If you will look at the Epistle reading for today, you will see that it begins with a description of an angel with the seal of the living God and it goes on to describe those who were sealed as being 144,000 people out of the tribes of Israel. Now we know that this passage has been misunderstood by people in the past, who have believed that only 144,000 people in the world will be saved. But the people who are sealed are called “the servants of our God” and these same servants are described in the following verses as a great multitude, which no man could number. We must remember that Revelation communicates realities in the spiritual realm by the use of symbols and some of these are numbers. In the Bible, the number 1,000 symbolically represents completeness. We read in the Psalms that God owns the cattle on a thousand hills. Does that mean that He does not own the cows on hill number 1,001? Of course not. It is symbolic language, meaning that he owns all the cows on earth. Here in Revelation 7, a multiple of 1,000 is symbolic of the fact that all God’s servants, who are His saints, are sealed by Him; all of them. The number is multiplied to 144,000 because it is associated with the tribes of Israel because all the Church is spiritually related to Israel through the faith of Abraham.

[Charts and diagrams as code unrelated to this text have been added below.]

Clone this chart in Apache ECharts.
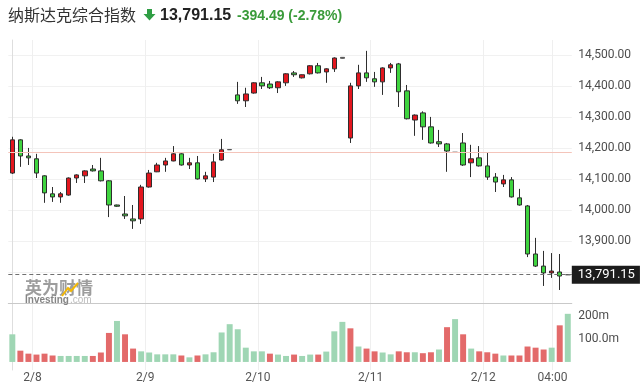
<!DOCTYPE html>
<html><head><meta charset="utf-8">
<script src="https://cdn.jsdelivr.net/npm/echarts@6/dist/echarts.min.js"></script>
<style>html,body{margin:0;padding:0;background:#fff}#c{width:640px;height:391px}</style>
</head><body><div id="c"></div>
<script>
// ---- data ----
const categories = [
 '2/7 22:30','2/7 23:00','2/7 23:30','2/8 00:00','2/8 00:30','2/8 01:00','2/8 01:30','2/8 02:00','2/8 02:30','2/8 03:00','2/8 03:30','2/8 04:00','2/8 04:30','2/8 05:00',
 '2/8 22:30','2/8 23:00','2/8 23:30','2/9 00:00','2/9 00:30','2/9 01:00','2/9 01:30','2/9 02:00','2/9 02:30','2/9 03:00','2/9 03:30','2/9 04:00','2/9 04:30','2/9 05:00',
 '2/9 22:30','2/9 23:00','2/9 23:30','2/10 00:00','2/10 00:30','2/10 01:00','2/10 01:30','2/10 02:00','2/10 02:30','2/10 03:00','2/10 03:30','2/10 04:00','2/10 04:30','2/10 05:00',
 '2/10 22:30','2/10 23:00','2/10 23:30','2/11 00:00','2/11 00:30','2/11 01:00','2/11 01:30','2/11 02:00','2/11 02:30','2/11 03:00','2/11 03:30','2/11 04:00','2/11 04:30','2/11 05:00',
 '2/11 22:30','2/11 23:00','2/11 23:30','2/12 00:00','2/12 00:30','2/12 01:00','2/12 01:30','2/12 02:00','2/12 02:30','2/12 03:00','2/12 03:30','2/12 04:00','2/12 04:30','2/12 05:00'
];
const openValues = [
 14119,14226,14174,14165,14110,14052,14042,14048,14103,14110,14132,14126,14094,14016,
 13987,13971,13971,14074,14123,14145,14158,14181,14145,14152,14100,14106,14161,14194,
 14371,14352,14377,14410,14406,14394,14410,14442,14426,14439,14465,14445,14455,14489,
 14232,14400,14442,14423,14413,14458,14471,14384,14290,14313,14268,14220,14213,14186,
 14216,14152,14168,14142,14106,14084,14097,14039,14013,13858,13819,13797,13800,13791.15
];
const closeValues = [
 14226,14174,14168,14119,14055,14042,14052,14103,14113,14126,14126,14094,14016,14012,
 13981,13965,14074,14119,14145,14158,14181,14145,14152,14100,14110,14155,14194,14195,
 14352,14374,14410,14400,14394,14413,14439,14436,14436,14465,14442,14455,14490,14492,
 14400,14442,14426,14413,14458,14468,14381,14294,14306,14268,14216,14213,14190,14185.64,
 14145,14165,14142,14106,14090,14097,14042,14016,13858,13819,13797,13803,13787,13791.15
];
const lowValues = [
 14116,14139,14145,14103,14023,14026,14023,14046,14087,14087,14124,14092,13977,14010,
 13971,13939,13955,14072,14122,14123,14157,14143,14132,14098,14090,14090,14159,14194,
 14342,14332,14375,14390,14390,14377,14400,14429,14424,14437,14440,14410,14445,14488,
 14216,14390,14413,14397,14371,14442,14332,14292,14239,14226,14214,14203,14123,14185,
 14142,14106,14140,14097,14058,14074,14040,14014,13848,13816,13755,13781,13742,13791.15
];
const highValues = [
 14236,14228,14200,14181,14112,14074,14058,14105,14115,14128,14145,14168,14096,14017,
 14045,14016,14081,14129,14152,14168,14206,14183,14168,14174,14123,14181,14229,14196,
 14413,14394,14412,14429,14416,14415,14441,14448,14437,14467,14474,14457,14492,14493,
 14410,14468,14513,14445,14460,14474,14474,14403,14308,14318,14300,14258,14216,14186,
 14248,14210,14206,14184,14119,14113,14106,14068,14016,13910,13868,13861,13858,13791.15
];
// volume in millions
const volumeValues = [
 120,49,36,32,36,28,26,26,26,26,26,41,126,178,
 120,58,46,41,33,33,33,28,20,28,33,42,128,164,
 142,62,46,46,36,32,26,32,26,32,32,45,133,174,
 146,67,58,46,41,33,46,42,42,38,42,54,151,186,
 120,58,46,42,36,28,28,28,67,62,54,62,159,209
];
// 'u' = green bar, 'd' = red bar
const volumeDirections = [
 'u','d','d','d','d','d','u','u','u','u','d','d','d','u',
 'd','d','u','u','u','u','u','d','u','d','u','u','u','u',
 'u','u','u','u','d','u','u','d','u','u','d','u','u','u',
 'd','u','d','d','u','u','d','d','u','d','d','u','d','u',
 'd','u','d','d','d','u','d','d','d','d','d','u','d','u'
];
const closingTickBars = [27, 41, 55, 69];
const prevClose = 14185.64;
const lastClose = 13791.15;
const lastCloseLabel = '13,791.15';
const priceGridValues = [13800,13900,14000,14100,14200,14300,14400,14500];
const priceTickValues = [13900,14000,14100,14200,14300,14400,14500];
const volumeTickValues = [100, 200];
const volumeTickLabels = ['100.0m', '200m'];
const xTickPositions = [2.5, 16.5, 30.5, 44.5, 58.5, 67.1];
const xTickLabels = ['2/8', '2/9', '2/10', '2/11', '2/12', '04:00'];

// ---- chart ----
const RED = '#e3161e', GREEN = '#3fd43f', BORDER = '#2e2e2e';
const VOL_GREEN = '#9fd6b4', VOL_RED = '#e36a6a';
const N = categories.length;
const chart = echarts.init(document.getElementById('c'), null, {renderer: 'canvas'});

const candleData = categories.map((c, i) => {
  const item = {value: [openValues[i], closeValues[i], lowValues[i], highValues[i]]};
  if (closingTickBars.indexOf(i) >= 0) {
    item.itemStyle = {color: '#8a8a8a', color0: '#8a8a8a', borderColor: '#555', borderColor0: '#555', borderColorDoji: '#555'};
  }
  return item;
});
const volumeData = volumeValues.map((v, i) => ({
  value: v, itemStyle: {color: volumeDirections[i] === 'u' ? VOL_GREEN : VOL_RED}
}));
const fmtPrice = v => Number(v).toLocaleString('en-US', {minimumFractionDigits: 2, maximumFractionDigits: 2});
const nearestLabel = (vals, labels, v) => {
  let best = 0;
  for (let i = 1; i < vals.length; i++) if (Math.abs(vals[i] - v) < Math.abs(vals[best] - v)) best = i;
  return labels[best];
};

const gridLeft = 8.3, gridRight = 68.2;
const option = {
  animation: false,
  backgroundColor: '#ffffff',
  grid: [
    {left: gridLeft, right: gridRight, top: 40, height: 263},
    {left: gridLeft, right: gridRight, top: 303, height: 67}
  ],
  xAxis: [
    {type: 'category', gridIndex: 0, data: categories, boundaryGap: true,
     axisLine: {show: true, lineStyle: {color: '#c9c9c9'}}, axisTick: {show: false},
     axisLabel: {show: false}, splitLine: {show: false}},
    {type: 'category', gridIndex: 1, data: categories, boundaryGap: true, show: false},
    {type: 'value', gridIndex: 0, position: 'top', min: -0.5, max: N - 0.5,
     axisLine: {show: false}, axisTick: {show: false, customValues: xTickPositions},
     axisLabel: {show: false}, splitLine: {show: true, lineStyle: {color: '#efefef'}}},
    {type: 'value', gridIndex: 1, position: 'bottom', min: -0.5, max: N - 0.5,
     axisLine: {show: false}, axisTick: {show: false, customValues: xTickPositions},
     axisLabel: {customValues: xTickPositions, formatter: v => nearestLabel(xTickPositions, xTickLabels, v),
       color: '#555', fontSize: 12, fontFamily: 'Roboto', margin: 2},
     splitLine: {show: true, lineStyle: {color: '#efefef'}}}
  ],
  yAxis: [
    {type: 'value', gridIndex: 0, position: 'right', min: 13700, max: 14548, scale: true,
     axisLine: {show: true, lineStyle: {color: '#dedede'}}, axisTick: {show: false, customValues: priceGridValues},
     axisLabel: {customValues: priceTickValues, formatter: fmtPrice, color: '#4d4d4d', fontSize: 12, fontFamily: 'Roboto', margin: 6.5},
     splitLine: {show: true, lineStyle: {color: '#f1f1f1'}}},
    {type: 'value', gridIndex: 1, position: 'right', min: -35, max: 256,
     axisLine: {show: true, lineStyle: {color: '#dedede'}}, axisTick: {show: false, customValues: volumeTickValues},
     axisLabel: {customValues: volumeTickValues, formatter: v => nearestLabel(volumeTickValues, volumeTickLabels, v),
       color: '#4d4d4d', fontSize: 12, fontFamily: 'Roboto', margin: 6.5},
     splitLine: {show: false}}
  ],
  series: [
    {type: 'candlestick', xAxisIndex: 0, yAxisIndex: 0, data: candleData, barWidth: 5,
     itemStyle: {color: RED, color0: GREEN, borderColor: BORDER, borderColor0: BORDER, borderColorDoji: BORDER, borderWidth: 1},
     markLine: {silent: true, symbol: ['none', 'none'], animation: false,
       data: [
         {yAxis: prevClose, lineStyle: {color: '#f4c4ba', type: 'solid', width: 1}, label: {show: false}},
         {yAxis: lastClose, lineStyle: {color: '#707070', type: [4, 3], width: 1},
          label: {show: true, position: 'end', distance: 0, formatter: lastCloseLabel,
            backgroundColor: '#1c1c1c', color: '#ffffff', padding: [3, 5, 2, 6], fontSize: 13, fontFamily: 'Roboto'}}
       ]}
    },
    {type: 'bar', xAxisIndex: 1, yAxisIndex: 1, data: volumeData, barWidth: '74%'}
  ],
  graphic: [
    {type: 'text', x: 8, y: 14.5, style: {text: '纳斯达克综合指数', font: '16px "Noto Sans CJK SC"', fill: '#333', verticalAlign: 'middle'}},
    {type: 'polygon', shape: {points: [[147, 9], [152, 9], [152, 14], [155.5, 14], [149.5, 20.5], [143.5, 14], [147, 14]]}, style: {fill: '#2f9e44'}},
    {type: 'text', x: 160, y: 15.5, style: {text: '13,791.15', font: 'bold 16px "Liberation Sans"', fill: '#222', verticalAlign: 'middle'}},
    {type: 'text', x: 237, y: 16, style: {text: '-394.49 (-2.78%)', font: 'bold 14px "Liberation Sans"', fill: '#3a9b3a', verticalAlign: 'middle'}},
    {type: 'text', x: 25, y: 288, z: 10, style: {text: '英为财情', font: 'bold 17px "Noto Sans CJK SC"', fill: '#9d9d9d', verticalAlign: 'middle'}},
    {type: 'polyline', z: 11, shape: {points: [[62, 296], [68, 288], [71, 291], [78, 283]]}, style: {stroke: '#f2b705', lineWidth: 2, fill: null}},
    {type: 'text', x: 25, y: 300, z: 10, style: {text: 'Investing', font: 'bold 10px "Liberation Sans"', fill: '#858585', verticalAlign: 'middle'}},
    {type: 'text', x: 70, y: 300.5, z: 10, style: {text: '.com', font: '10px "Liberation Sans"', fill: '#bcbcbc', verticalAlign: 'middle'}}
  ]
};
chart.setOption(option);
</script>
</body></html>
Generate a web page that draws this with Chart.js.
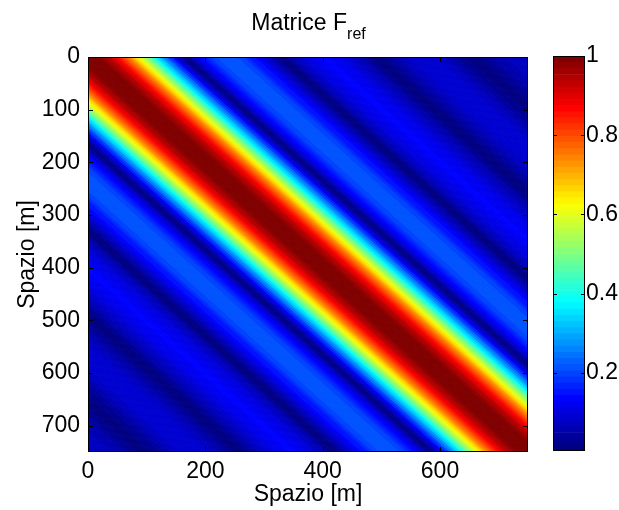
<!DOCTYPE html>
<html><head><meta charset="utf-8">
<script src="https://cdn.jsdelivr.net/npm/chart.js@4.4.0/dist/chart.umd.min.js"></script>
<style>
html,body{margin:0;padding:0;background:#fff;}
#wrap{position:relative;width:619px;height:510px;overflow:hidden;font-family:"Liberation Sans",Arial,sans-serif;}
#main{position:absolute;left:0;top:0;}
#cbar{position:absolute;left:540px;top:0;}
#title{position:absolute;left:0;top:9px;width:617px;text-align:center;font-size:23px;color:#000;white-space:nowrap;}
#title .sub{font-size:16px;position:relative;top:9px;}
</style></head>
<body>
<div id="wrap">
  <canvas id="main" width="619" height="510"></canvas>
  <canvas id="cbar" width="79" height="510"></canvas>
  <div id="title">Matrice F<span class="sub">ref</span></div>
</div>
<script>
// ---- data ----
const X_TICKS = [0, 200, 400, 600];
const Y_TICKS = [0, 100, 200, 300, 400, 500, 600, 700];
const CBAR_TICKS = [0.2, 0.4, 0.6, 0.8, 1];
const SPACE_MAX = 750;            // metres on both axes
const LAG_STEP = 5;               // metres between profile samples
// value of F(i,j) as a function of the distance |i-j| in metres (0, 5, 10, ... 750)
const LAG_PROFILE = [
  1.000, 0.998, 0.994, 0.986, 0.975, 0.962, 0.945, 0.926, 0.904, 0.879,
  0.852, 0.823, 0.792, 0.758, 0.723, 0.686, 0.648, 0.609, 0.569, 0.528,
  0.486, 0.444, 0.402, 0.361, 0.319, 0.278, 0.238, 0.198, 0.160, 0.123,
  0.087, 0.051, 0.019, 0.012, 0.041, 0.068, 0.093, 0.115, 0.136, 0.154,
  0.170, 0.183, 0.195, 0.203, 0.210, 0.215, 0.217, 0.217, 0.215, 0.212,
  0.206, 0.199, 0.191, 0.181, 0.169, 0.157, 0.144, 0.129, 0.114, 0.099,
  0.083, 0.067, 0.051, 0.035, 0.019, 0.003, 0.012, 0.027, 0.041, 0.054,
  0.066, 0.078, 0.088, 0.097, 0.105, 0.112, 0.118, 0.122, 0.126, 0.128,
  0.128, 0.128, 0.126, 0.124, 0.120, 0.115, 0.110, 0.103, 0.096, 0.088,
  0.079, 0.069, 0.060, 0.050, 0.040, 0.029, 0.019, 0.008, 0.003, 0.012,
  0.022, 0.031, 0.040, 0.048, 0.056, 0.063, 0.070, 0.075, 0.080, 0.084,
  0.087, 0.089, 0.091, 0.091, 0.091, 0.090, 0.088, 0.085, 0.082, 0.078,
  0.073, 0.068, 0.062, 0.055, 0.049, 0.041, 0.034, 0.026, 0.019, 0.011,
  0.004, 0.005, 0.012, 0.019, 0.026, 0.033, 0.039, 0.045, 0.050, 0.055,
  0.059, 0.063, 0.066, 0.068, 0.070, 0.071, 0.071, 0.071, 0.070, 0.068,
  0.066
];
const C_MIN = 0.003, C_MAX = 1;   // colour limits of the colour bar

// ---- helpers ----
const FONT = '"Liberation Sans", Arial, sans-serif';
function jetIndex(i){
  const u = i / 63;
  const cl = a => Math.max(0, Math.min(1, a));
  const r = cl(1.5 - Math.abs(4*u - 3)), g = cl(1.5 - Math.abs(4*u - 2)), b = cl(1.5 - Math.abs(4*u - 1));
  return 'rgb(' + Math.round(r*255) + ',' + Math.round(g*255) + ',' + Math.round(b*255) + ')';
}
function jet(v){
  const t = (v - C_MIN) / (C_MAX - C_MIN);
  return jetIndex(Math.min(63, Math.max(0, Math.floor(t * 64))));
}
// a diagonal line j - i = side*lag, evaluated at the along-diagonal position c
function edge(c, lag, side){
  return side > 0 ? {x: c + lag/2, y: c - lag/2} : {x: c - lag/2, y: c + lag/2};
}
const CA = -30, CB = SPACE_MAX + 30, OVER = 1.5;
const datasets = [];
function strip(pts, col){
  return {data: pts, backgroundColor: col, borderColor: 'rgba(0,0,0,0)', borderWidth: 1, pointRadius: 0, fill: 'shape', tension: 0};
}
LAG_PROFILE.forEach((v, k) => {
  const lag = k * LAG_STEP;
  const col = jet(v);
  const b = lag + LAG_STEP/2 + OVER;
  if (k === 0) {
    datasets.push(strip([edge(CA,b,1), edge(CB,b,1), edge(CB,b,-1), edge(CA,b,-1)], col));
  } else {
    const a = lag - LAG_STEP/2;
    [1, -1].forEach(side => {
      datasets.push(strip([edge(CA,a,side), edge(CB,a,side), edge(CB,b,side), edge(CA,b,side)], col));
    });
  }
});

const framePlugin = {
  id: 'frame',
  afterDraw(chart){
    const {ctx, chartArea: a, scales: {x, y}} = chart;
    ctx.save();
    ctx.strokeStyle = '#000'; ctx.lineWidth = 1;
    ctx.strokeRect(a.left + 0.5, a.top + 0.5, a.right - a.left - 1, a.bottom - a.top - 1);
    ctx.beginPath();
    X_TICKS.forEach(v => { const p = Math.round(x.getPixelForValue(v)) + 0.5;
      ctx.moveTo(p, a.bottom); ctx.lineTo(p, a.bottom - 5); ctx.moveTo(p, a.top); ctx.lineTo(p, a.top + 5); });
    Y_TICKS.forEach(v => { const p = Math.round(y.getPixelForValue(v)) + 0.5;
      ctx.moveTo(a.left, p); ctx.lineTo(a.left + 5, p); ctx.moveTo(a.right, p); ctx.lineTo(a.right - 5, p); });
    ctx.stroke();
    ctx.restore();
  }
};

new Chart(document.getElementById('main'), {
  type: 'line',
  data: { datasets },
  options: {
    responsive: false, animation: false, events: [],
    layout: { padding: { left: 0, top: 57, right: 91, bottom: 0 } },
    plugins: { legend: { display: false }, tooltip: { enabled: false }, title: { display: false } },
    scales: {
      x: {
        type: 'linear', min: 0, max: SPACE_MAX, position: 'bottom',
        afterBuildTicks: s => { s.ticks = X_TICKS.map(v => ({value: v})); },
        afterFit: s => { s.height = 58; },
        grid: { display: false, drawTicks: false }, border: { display: false },
        ticks: { color: '#000', font: { size: 23, family: FONT }, padding: 6, maxRotation: 0, autoSkip: false },
        title: { display: true, text: 'Spazio [m]', color: '#000', font: { size: 23, family: FONT }, padding: { top: 0, bottom: 2 } }
      },
      y: {
        type: 'linear', min: 0, max: SPACE_MAX, reverse: true, position: 'left',
        afterBuildTicks: s => { s.ticks = Y_TICKS.map(v => ({value: v})); },
        afterFit: s => { s.width = 88; },
        grid: { display: false, drawTicks: false }, border: { display: false },
        ticks: { color: '#000', font: { size: 23, family: FONT }, padding: 8, autoSkip: false },
        title: { display: true, text: 'Spazio [m]', color: '#000', font: { size: 23, family: FONT }, padding: { top: 14, bottom: 0 } }
      }
    }
  },
  plugins: [framePlugin]
});

// ---- colour bar ----
const cbData = [];
for (let i = 0; i < 64; i++) {
  cbData.push({ data: [[C_MIN + i*(C_MAX-C_MIN)/64, C_MIN + (i+1)*(C_MAX-C_MIN)/64]], backgroundColor: jetIndex(i), borderWidth: 0, barPercentage: 1, categoryPercentage: 1, grouped: false });
}
const cbFrame = {
  id: 'cbframe',
  afterDraw(chart){
    const {ctx, chartArea: a, scales: {y}} = chart;
    ctx.save(); ctx.strokeStyle = '#000'; ctx.lineWidth = 1;
    ctx.strokeRect(a.left + 0.5, a.top + 0.5, a.right - a.left - 1, a.bottom - a.top - 1);
    ctx.beginPath();
    CBAR_TICKS.forEach(v => { const p = Math.round(y.getPixelForValue(v)) + 0.5;
      ctx.moveTo(a.left, p); ctx.lineTo(a.left + 4, p); ctx.moveTo(a.right, p); ctx.lineTo(a.right - 4, p); });
    ctx.stroke(); ctx.restore();
  }
};
new Chart(document.getElementById('cbar'), {
  type: 'bar',
  data: { labels: [''], datasets: cbData },
  options: {
    responsive: false, animation: false, events: [],
    layout: { padding: { left: 13, top: 56, right: 0, bottom: 59 } },
    plugins: { legend: { display: false }, tooltip: { enabled: false } },
    scales: {
      x: { display: false },
      y: {
        position: 'right', min: C_MIN, max: C_MAX,
        afterBuildTicks: s => { s.ticks = CBAR_TICKS.map(v => ({value: v})); },
        afterFit: s => { s.width = 34; },
        grid: { display: false, drawTicks: false }, border: { display: false },
        ticks: { color: '#000', font: { size: 23, family: FONT }, padding: 1, autoSkip: false, callback: v => String(v) }
      }
    }
  },
  plugins: [cbFrame]
});
</script>
</body></html>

So, we learn in this part of Revelation 7, that all God’s servants, all the saints, are sealed. Now what is a seal? It seems that from time immemorable a seal has been used to show ownership. You can dig up a pot in the Middle East and, if it was made to hold anything of value, it will have a stamp on the handle indicating to whom the pot belonged. We all understand what it means for something to have someone’s seal upon it. Well, the saints are here said to be given the seal of the living God upon them. This is easily understood as a sign of ownership. The saints are God’s possession. They are separated unto Him that they might belong to him.
Fellow saints, we are, figuratively speaking, sealed by God. But how is this so? How is it that we belong to him? For two reasons: 1) we are made by him, so that he owns us as our Maker; 2) we have been purchased by him with the blood of His Son, so that He owns us as our Redeemer.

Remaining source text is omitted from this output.